● Given request
Give the listing again character for character, but drop the images.

.....

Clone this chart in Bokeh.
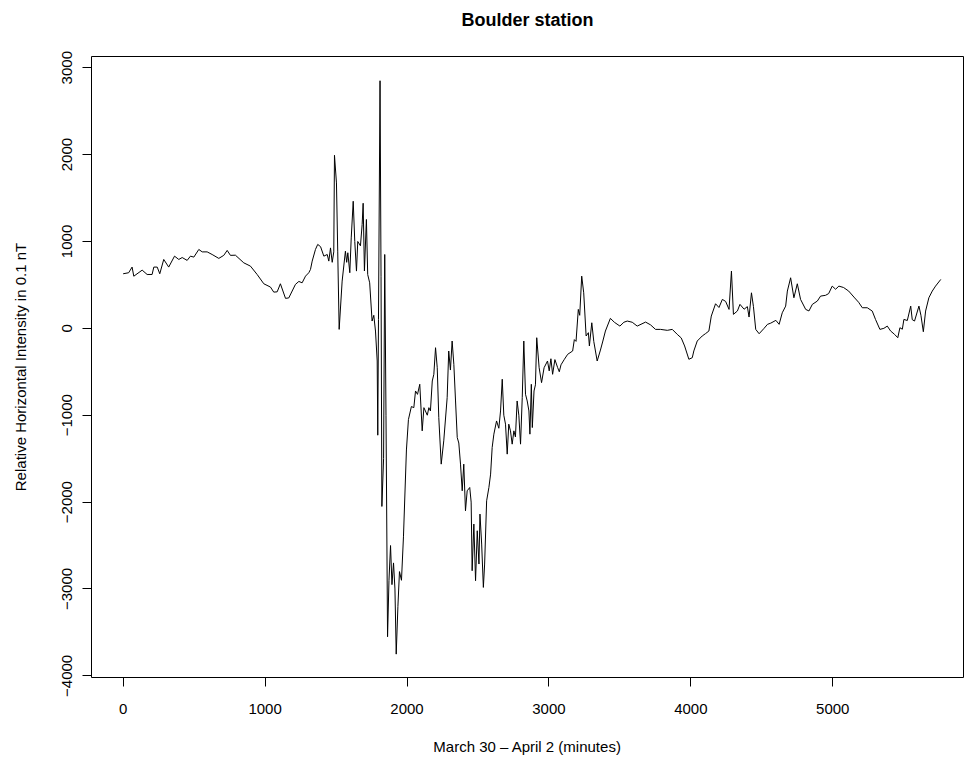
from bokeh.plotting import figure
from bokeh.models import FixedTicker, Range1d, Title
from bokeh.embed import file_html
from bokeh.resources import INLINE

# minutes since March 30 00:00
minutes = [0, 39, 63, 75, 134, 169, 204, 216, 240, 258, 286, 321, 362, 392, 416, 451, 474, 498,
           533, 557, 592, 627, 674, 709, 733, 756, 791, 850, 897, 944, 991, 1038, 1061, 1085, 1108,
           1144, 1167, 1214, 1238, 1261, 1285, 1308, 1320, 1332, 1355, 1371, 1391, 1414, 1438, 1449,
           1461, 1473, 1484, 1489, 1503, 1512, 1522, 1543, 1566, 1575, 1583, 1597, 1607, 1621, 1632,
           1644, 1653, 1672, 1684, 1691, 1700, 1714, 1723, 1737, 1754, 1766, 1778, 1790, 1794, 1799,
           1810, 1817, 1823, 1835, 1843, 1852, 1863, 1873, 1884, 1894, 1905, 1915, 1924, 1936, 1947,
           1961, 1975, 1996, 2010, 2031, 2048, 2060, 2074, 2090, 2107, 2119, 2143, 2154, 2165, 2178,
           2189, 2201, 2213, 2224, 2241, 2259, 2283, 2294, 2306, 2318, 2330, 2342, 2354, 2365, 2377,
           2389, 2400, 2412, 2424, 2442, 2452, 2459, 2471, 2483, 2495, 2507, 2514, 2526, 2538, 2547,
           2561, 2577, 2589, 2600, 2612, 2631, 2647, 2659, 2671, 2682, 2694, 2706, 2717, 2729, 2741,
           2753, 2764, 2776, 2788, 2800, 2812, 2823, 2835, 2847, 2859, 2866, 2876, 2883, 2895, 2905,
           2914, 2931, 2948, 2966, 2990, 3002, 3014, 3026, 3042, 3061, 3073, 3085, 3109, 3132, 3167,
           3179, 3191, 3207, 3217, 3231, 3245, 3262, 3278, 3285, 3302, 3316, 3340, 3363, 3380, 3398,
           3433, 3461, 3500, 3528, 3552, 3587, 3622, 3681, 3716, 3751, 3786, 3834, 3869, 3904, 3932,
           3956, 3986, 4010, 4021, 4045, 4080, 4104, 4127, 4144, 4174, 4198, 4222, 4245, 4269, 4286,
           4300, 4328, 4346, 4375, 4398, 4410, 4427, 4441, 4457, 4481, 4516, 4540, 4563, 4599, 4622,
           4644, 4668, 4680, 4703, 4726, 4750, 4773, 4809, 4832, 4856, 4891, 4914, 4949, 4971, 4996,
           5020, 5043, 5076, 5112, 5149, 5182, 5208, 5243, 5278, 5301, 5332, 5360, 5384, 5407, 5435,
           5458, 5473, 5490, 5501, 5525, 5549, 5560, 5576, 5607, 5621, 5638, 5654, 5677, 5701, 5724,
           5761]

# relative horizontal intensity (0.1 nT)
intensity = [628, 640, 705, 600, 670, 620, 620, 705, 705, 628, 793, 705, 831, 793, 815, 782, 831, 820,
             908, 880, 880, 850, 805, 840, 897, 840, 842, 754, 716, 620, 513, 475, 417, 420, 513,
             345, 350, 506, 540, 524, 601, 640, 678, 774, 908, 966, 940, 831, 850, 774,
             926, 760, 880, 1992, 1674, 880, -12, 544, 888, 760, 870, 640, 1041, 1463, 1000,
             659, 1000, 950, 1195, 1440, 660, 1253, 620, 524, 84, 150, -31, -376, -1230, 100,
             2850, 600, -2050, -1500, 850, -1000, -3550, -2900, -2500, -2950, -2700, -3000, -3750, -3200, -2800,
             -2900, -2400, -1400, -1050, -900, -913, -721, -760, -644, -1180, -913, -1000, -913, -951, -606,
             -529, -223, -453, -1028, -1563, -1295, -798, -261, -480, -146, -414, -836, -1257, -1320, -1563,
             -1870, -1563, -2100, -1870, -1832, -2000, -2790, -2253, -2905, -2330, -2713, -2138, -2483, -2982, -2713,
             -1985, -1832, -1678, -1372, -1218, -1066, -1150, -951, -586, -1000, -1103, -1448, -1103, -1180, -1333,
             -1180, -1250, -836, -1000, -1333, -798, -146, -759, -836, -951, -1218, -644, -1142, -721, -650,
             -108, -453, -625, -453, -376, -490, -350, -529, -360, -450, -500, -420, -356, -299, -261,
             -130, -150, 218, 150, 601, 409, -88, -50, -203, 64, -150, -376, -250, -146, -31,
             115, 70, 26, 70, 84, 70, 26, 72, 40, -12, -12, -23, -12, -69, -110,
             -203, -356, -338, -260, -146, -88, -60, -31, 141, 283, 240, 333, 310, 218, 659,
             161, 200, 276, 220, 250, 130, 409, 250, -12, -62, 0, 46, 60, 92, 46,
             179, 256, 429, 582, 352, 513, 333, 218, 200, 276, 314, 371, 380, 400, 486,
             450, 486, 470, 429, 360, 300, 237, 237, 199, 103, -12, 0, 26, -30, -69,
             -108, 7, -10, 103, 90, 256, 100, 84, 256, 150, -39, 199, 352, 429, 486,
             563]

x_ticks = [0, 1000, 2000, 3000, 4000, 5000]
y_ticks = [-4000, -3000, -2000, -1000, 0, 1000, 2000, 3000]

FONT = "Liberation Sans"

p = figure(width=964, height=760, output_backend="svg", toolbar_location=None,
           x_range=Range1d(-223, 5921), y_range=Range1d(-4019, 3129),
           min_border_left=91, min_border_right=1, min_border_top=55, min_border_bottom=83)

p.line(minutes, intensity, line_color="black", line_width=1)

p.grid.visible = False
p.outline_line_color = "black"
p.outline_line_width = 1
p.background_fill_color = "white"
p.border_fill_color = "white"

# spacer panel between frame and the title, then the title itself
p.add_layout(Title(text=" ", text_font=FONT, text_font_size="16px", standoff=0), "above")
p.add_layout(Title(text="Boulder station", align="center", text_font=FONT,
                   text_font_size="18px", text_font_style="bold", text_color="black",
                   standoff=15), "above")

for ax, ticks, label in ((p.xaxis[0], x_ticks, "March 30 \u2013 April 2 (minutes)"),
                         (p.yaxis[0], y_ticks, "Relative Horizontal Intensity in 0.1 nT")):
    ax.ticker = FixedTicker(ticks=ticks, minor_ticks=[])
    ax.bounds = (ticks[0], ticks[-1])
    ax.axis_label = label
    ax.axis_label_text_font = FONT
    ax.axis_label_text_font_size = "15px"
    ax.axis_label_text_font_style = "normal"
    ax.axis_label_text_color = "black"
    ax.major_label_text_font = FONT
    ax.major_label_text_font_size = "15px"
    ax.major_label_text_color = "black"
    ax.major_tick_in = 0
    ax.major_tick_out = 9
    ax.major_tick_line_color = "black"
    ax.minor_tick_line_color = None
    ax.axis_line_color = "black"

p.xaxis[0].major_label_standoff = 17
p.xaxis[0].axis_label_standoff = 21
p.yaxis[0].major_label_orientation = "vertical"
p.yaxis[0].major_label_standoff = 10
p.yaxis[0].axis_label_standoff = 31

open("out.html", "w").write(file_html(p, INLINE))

.....

● Reply to the task
Clone this chart in Bokeh.
from bokeh.plotting import figure
from bokeh.models import FixedTicker, Range1d, Title
from bokeh.embed import file_html
from bokeh.resources import INLINE

# minutes since March 30 00:00
minutes = [0, 39, 63, 75, 134, 169, 204, 216, 240, 258, 286, 321, 362, 392, 416, 451, 474, 498,
           533, 557, 592, 627, 674, 709, 733, 756, 791, 850, 897, 944, 991, 1038, 1061, 1085, 1108,
           1144, 1167, 1214, 1238, 1261, 1285, 1308, 1320, 1332, 1355, 1371, 1391, 1414, 1438, 1449,
           1461, 1473, 1484, 1489, 1503, 1512, 1522, 1543, 1566, 1575, 1583, 1597, 1607, 1621, 1632,
           1644, 1653, 1672, 1684, 1691, 1700, 1714, 1723, 1737, 1754, 1766, 1778, 1790, 1794, 1799,
           1810, 1817, 1823, 1835, 1843, 1852, 1863, 1873, 1884, 1894, 1905, 1915, 1924, 1936, 1947,
           1961, 1975, 1996, 2010, 2031, 2048, 2060, 2074, 2090, 2107, 2119, 2143, 2154, 2165, 2178,
           2189, 2201, 2213, 2224, 2241, 2259, 2283, 2294, 2306, 2318, 2330, 2342, 2354, 2365, 2377,
           2389, 2400, 2412, 2424, 2442, 2452, 2459, 2471, 2483, 2495, 2507, 2514, 2526, 2538, 2547,
           2561, 2577, 2589, 2600, 2612, 2631, 2647, 2659, 2671, 2682, 2694, 2706, 2717, 2729, 2741,
           2753, 2764, 2776, 2788, 2800, 2812, 2823, 2835, 2847, 2859, 2866, 2876, 2883, 2895, 2905,
           2914, 2931, 2948, 2966, 2990, 3002, 3014, 3026, 3042, 3061, 3073, 3085, 3109, 3132, 3167,
           3179, 3191, 3207, 3217, 3231, 3245, 3262, 3278, 3285, 3302, 3316, 3340, 3363, 3380, 3398,
           3433, 3461, 3500, 3528, 3552, 3587, 3622, 3681, 3716, 3751, 3786, 3834, 3869, 3904, 3932,
           3956, 3986, 4010, 4021, 4045, 4080, 4104, 4127, 4144, 4174, 4198, 4222, 4245, 4269, 4286,
           4300, 4328, 4346, 4375, 4398, 4410, 4427, 4441, 4457, 4481, 4516, 4540, 4563, 4599, 4622,
           4644, 4668, 4680, 4703, 4726, 4750, 4773, 4809, 4832, 4856, 4891, 4914, 4949, 4971, 4996,
           5020, 5043, 5076, 5112, 5149, 5182, 5208, 5243, 5278, 5301, 5332, 5360, 5384, 5407, 5435,
           5458, 5473, 5490, 5501, 5525, 5549, 5560, 5576, 5607, 5621, 5638, 5654, 5677, 5701, 5724,
           5761]

# relative horizontal intensity (0.1 nT)
intensity = [628, 640, 705, 600, 670, 620, 620, 705, 705, 628, 793, 705, 831, 793, 815, 782, 831, 820,
             908, 880, 880, 850, 805, 840, 897, 840, 842, 754, 716, 620, 513, 475, 417, 420, 513,
             345, 350, 506, 540, 524, 601, 640, 678, 774, 908, 966, 940, 831, 850, 774,
             926, 760, 880, 1992, 1674, 880, -12, 544, 888, 760, 870, 640, 1041, 1463, 1000,
             659, 1000, 950, 1195, 1440, 660, 1253, 620, 524, 84, 150, -31, -376, -1230, 100,
             2850, 600, -2050, -1500, 850, -1000, -3550, -2900, -2500, -2950, -2700, -3000, -3750, -3200, -2800,
             -2900, -2400, -1400, -1050, -900, -913, -721, -760, -644, -1180, -913, -1000, -913, -951, -606,
             -529, -223, -453, -1028, -1563, -1295, -798, -261, -480, -146, -414, -836, -1257, -1320, -1563,
             -1870, -1563, -2100, -1870, -1832, -2000, -2790, -2253, -2905, -2330, -2713, -2138, -2483, -2982, -2713,
             -1985, -1832, -1678, -1372, -1218, -1066, -1150, -951, -586, -1000, -1103, -1448, -1103, -1180, -1333,
             -1180, -1250, -836, -1000, -1333, -798, -146, -759, -836, -951, -1218, -644, -1142, -721, -650,
             -108, -453, -625, -453, -376, -490, -350, -529, -360, -450, -500, -420, -356, -299, -261,
             -130, -150, 218, 150, 601, 409, -88, -50, -203, 64, -150, -376, -250, -146, -31,
             115, 70, 26, 70, 84, 70, 26, 72, 40, -12, -12, -23, -12, -69, -110,
             -203, -356, -338, -260, -146, -88, -60, -31, 141, 283, 240, 333, 310, 218, 659,
             161, 200, 276, 220, 250, 130, 409, 250, -12, -62, 0, 46, 60, 92, 46,
             179, 256, 429, 582, 352, 513, 333, 218, 200, 276, 314, 371, 380, 400, 486,
             450, 486, 470, 429, 360, 300, 237, 237, 199, 103, -12, 0, 26, -30, -69,
             -108, 7, -10, 103, 90, 256, 100, 84, 256, 150, -39, 199, 352, 429, 486,
             563]

x_ticks = [0, 1000, 2000, 3000, 4000, 5000]
y_ticks = [-4000, -3000, -2000, -1000, 0, 1000, 2000, 3000]

FONT = "Liberation Sans"

p = figure(width=964, height=760, output_backend="svg", toolbar_location=None,
           x_range=Range1d(-223, 5921), y_range=Range1d(-4019, 3129),
           min_border_left=91, min_border_right=1, min_border_top=55, min_border_bottom=83)

p.line(minutes, intensity, line_color="black", line_width=1)

p.grid.visible = False
p.outline_line_color = "black"
p.outline_line_width = 1
p.background_fill_color = "white"
p.border_fill_color = "white"

# spacer panel between frame and the title, then the title itself
p.add_layout(Title(text=" ", text_font=FONT, text_font_size="16px", standoff=0), "above")
p.add_layout(Title(text="Boulder station", align="center", text_font=FONT,
                   text_font_size="18px", text_font_style="bold", text_color="black",
                   standoff=15), "above")

for ax, ticks, label in ((p.xaxis[0], x_ticks, "March 30 \u2013 April 2 (minutes)"),
                         (p.yaxis[0], y_ticks, "Relative Horizontal Intensity in 0.1 nT")):
    ax.ticker = FixedTicker(ticks=ticks, minor_ticks=[])
    ax.bounds = (ticks[0], ticks[-1])
    ax.axis_label = label
    ax.axis_label_text_font = FONT
    ax.axis_label_text_font_size = "15px"
    ax.axis_label_text_font_style = "normal"
    ax.axis_label_text_color = "black"
    ax.major_label_text_font = FONT
    ax.major_label_text_font_size = "15px"
    ax.major_label_text_color = "black"
    ax.major_tick_in = 0
    ax.major_tick_out = 9
    ax.major_tick_line_color = "black"
    ax.minor_tick_line_color = None
    ax.axis_line_color = "black"

p.xaxis[0].major_label_standoff = 17
p.xaxis[0].axis_label_standoff = 21
p.yaxis[0].major_label_orientation = "vertical"
p.yaxis[0].major_label_standoff = 10
p.yaxis[0].axis_label_standoff = 31

open("out.html", "w").write(file_html(p, INLINE))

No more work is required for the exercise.